I enjoyed our quarter, and especially last session together very much! Wine is such a convivial and lovely topic. I hesitate to add a sobering entry to our blog here about responsible consumption and sales of alcohol, but it's important to me and I'd love to get others' thoughts on it.
*Disclaimer: I felt Alyssa set very safe parameters around alcohol consumption in the class, so these comments are strictly about outside experiences.*
Many of us, myself included, have loved ones who are alcoholics. This has weighed heavily on my mind as I have developed my own relationship to alcohol and prepared to sell it with Abbess Brewery.
For my own consumption, I have some very simple rules around it that help me feel in control. Because I drink often, I drink in small amounts, no more than 7 drinks/week (CDC guidelines here). I also notice if I am drinking because I am trying to alleviate a bad feeling (unhealthy) or enhance a good feeling (healthy). I know other people who never drink alone and people who drink beer and wine but not hard alcohol. There are a lot of ways to go about this well, and I'm always curious to compare notes with other thoughtful consumers.
Perhaps more important here are the parameters we should be setting around responsible selling. I understand and respect that people have freedom to make destructive choices with whatever means given. But because alcoholism is so common, I wonder what we can do on the business side to help, or at least not to seek to profit from someone's drinking problem. This could look like:
Interpersonal:
1. Modeling responsible drinking (maybe with some of the ideas listed above) and talking openly about those practices with friends and age-appropriate children.
Regulatory:
2. Governmental regulation. Maybe making it more of a controlled substance, have to pay for it by card that can be traced to an ID? I'm not sure because I'm not a big government regulation person.

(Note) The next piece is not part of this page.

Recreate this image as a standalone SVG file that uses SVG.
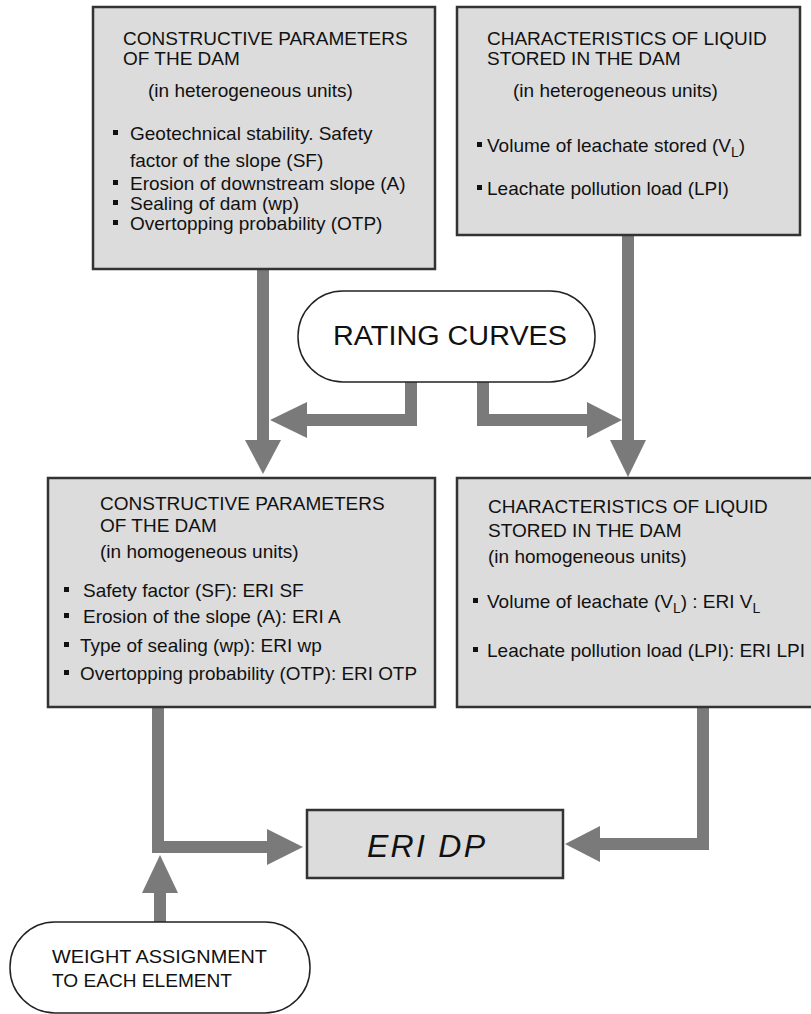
<svg xmlns="http://www.w3.org/2000/svg" width="811" height="1014" viewBox="0 0 811 1014">
<style>
.box{fill:#dcdcdc;stroke:#333;stroke-width:2.5}
.oval{fill:#fff;stroke:#222;stroke-width:1.5}
.t{font-family:"Liberation Sans",Arial,sans-serif;font-size:19px;fill:#111}
.w{font-family:"Liberation Sans",Arial,sans-serif;font-size:18px;fill:#111}
.c{fill:none;stroke:#7a7a7a;stroke-width:12;stroke-linejoin:miter;stroke-linecap:butt}
.h{fill:#7a7a7a}
.b{fill:#111}
</style>
<rect width="811" height="1014" fill="#fff"/>
<g id="connectors">
<line class="c" x1="263" y1="269" x2="263" y2="442"/>
<polygon class="h" points="245,440 281,440 263,474"/>
<line class="c" x1="628" y1="235" x2="628" y2="442"/>
<polygon class="h" points="610,440 646,440 628,477"/>
<polyline class="c" points="411,382 411,420 305,420"/>
<polygon class="h" points="307,402 307,438 270,420"/>
<polyline class="c" points="483,382 483,420 590,420"/>
<polygon class="h" points="587,402 587,438 622,420"/>
<polyline class="c" points="158,707 158,847 270,847"/>
<polygon class="h" points="267,829 267,865 303,847"/>
<polyline class="c" points="703,707 703,844 598,844"/>
<polygon class="h" points="600,826 600,862 565,844"/>
<line class="c" x1="160" y1="922" x2="160" y2="890"/>
<polygon class="h" points="142,893 178,893 160,855"/>
</g>
<g id="box1">
<rect class="box" x="93" y="7" width="342" height="262"/>
<text class="t" x="123" y="45">CONSTRUCTIVE PARAMETERS</text>
<text class="t" x="123" y="65">OF THE DAM</text>
<text class="t" x="148" y="97">(in heterogeneous units)</text>
<rect class="b" x="113" y="130" width="5" height="5"/>
<text class="t" x="130" y="140">Geotechnical stability. Safety</text>
<text class="t" x="130" y="167">factor of the slope (SF)</text>
<rect class="b" x="113" y="180" width="5" height="5"/>
<text class="t" x="130" y="190">Erosion of downstream slope (A)</text>
<rect class="b" x="113" y="200" width="5" height="5"/>
<text class="t" x="130" y="210">Sealing of dam (wp)</text>
<rect class="b" x="113" y="220" width="5" height="5"/>
<text class="t" x="130" y="230">Overtopping probability (OTP)</text>
</g>
<g id="box2">
<rect class="box" x="457" y="7" width="343" height="228"/>
<text class="t" x="487" y="45">CHARACTERISTICS OF LIQUID</text>
<text class="t" x="487" y="65">STORED IN THE DAM</text>
<text class="t" x="513" y="97">(in heterogeneous units)</text>
<rect class="b" x="477" y="142" width="5" height="5"/>
<text class="t" x="487" y="152">Volume of leachate stored (V<tspan style="font-size:14px" dy="5">L</tspan><tspan dy="-5">)</tspan></text>
<rect class="b" x="477" y="185" width="5" height="5"/>
<text class="t" x="487" y="195">Leachate pollution load (LPI)</text>
</g>
<g id="rating">
<rect class="oval" x="298" y="291" width="297" height="91" rx="45" ry="45"/>
<text class="t" x="333" y="345" style="font-size:27px" textLength="234" lengthAdjust="spacingAndGlyphs">RATING CURVES</text>
</g>
<g id="box3">
<rect class="box" x="48" y="478" width="387" height="229"/>
<text class="t" x="100" y="510">CONSTRUCTIVE PARAMETERS</text>
<text class="t" x="100" y="532">OF THE DAM</text>
<text class="t" x="100" y="558">(in homogeneous units)</text>
<rect class="b" x="64" y="587" width="5" height="5"/>
<text class="t" x="83" y="597">Safety factor (SF): ERI SF</text>
<rect class="b" x="64" y="613" width="5" height="5"/>
<text class="t" x="83" y="623">Erosion of the slope (A): ERI A</text>
<rect class="b" x="64" y="642" width="5" height="5"/>
<text class="t" x="80" y="652">Type of sealing (wp): ERI wp</text>
<rect class="b" x="64" y="670" width="5" height="5"/>
<text class="t" x="80" y="680" textLength="337" lengthAdjust="spacingAndGlyphs">Overtopping probability (OTP): ERI OTP</text>
</g>
<g id="box4">
<rect class="box" x="457" y="478" width="360" height="229"/>
<text class="t" x="488" y="513">CHARACTERISTICS OF LIQUID</text>
<text class="t" x="488" y="537">STORED IN THE DAM</text>
<text class="t" x="488" y="563">(in homogeneous units)</text>
<rect class="b" x="473" y="598" width="5" height="5"/>
<text class="t" x="487" y="608">Volume of leachate (V<tspan dy="5" style="font-size:14px">L</tspan><tspan dy="-5">) : ERI V</tspan><tspan dy="5" style="font-size:14px">L</tspan></text>
<rect class="b" x="473" y="647" width="5" height="5"/>
<text class="t" x="487" y="657">Leachate pollution load (LPI): ERI LPI</text>
</g>
<g id="eridp">
<rect class="box" x="307" y="810" width="256" height="68"/>
<text class="t" x="367" y="857" style="font-size:32px;font-style:italic" textLength="118">ERI DP</text>
</g>
<g id="weight">
<rect class="oval" x="10" y="922" width="300" height="91" rx="45" ry="45"/>
<text class="w" x="52" y="963" textLength="215" lengthAdjust="spacingAndGlyphs">WEIGHT ASSIGNMENT</text>
<text class="w" x="52" y="987" textLength="180" lengthAdjust="spacingAndGlyphs">TO EACH ELEMENT</text>
</g>
</svg>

3. Including information more readily available in places that sell alcohol about addiction recovery options.
Businesses:
4. The obvious one here is training bar staff not to over-serve and to take note if someone is demonstrating self-destructive habits with their alcohol consumption.
5. Offering lower abv and non-alcoholic alternatives.
6. Encouraging customers to drink water, not serving alcohol without a glass of water as well.
7. Limiting the amount of alcohol that can be ordered without food.
Like I said, this isn't an easy topic, but I think it's one that we have a responsibility to consider as consumers and people in the industry, and I value your input.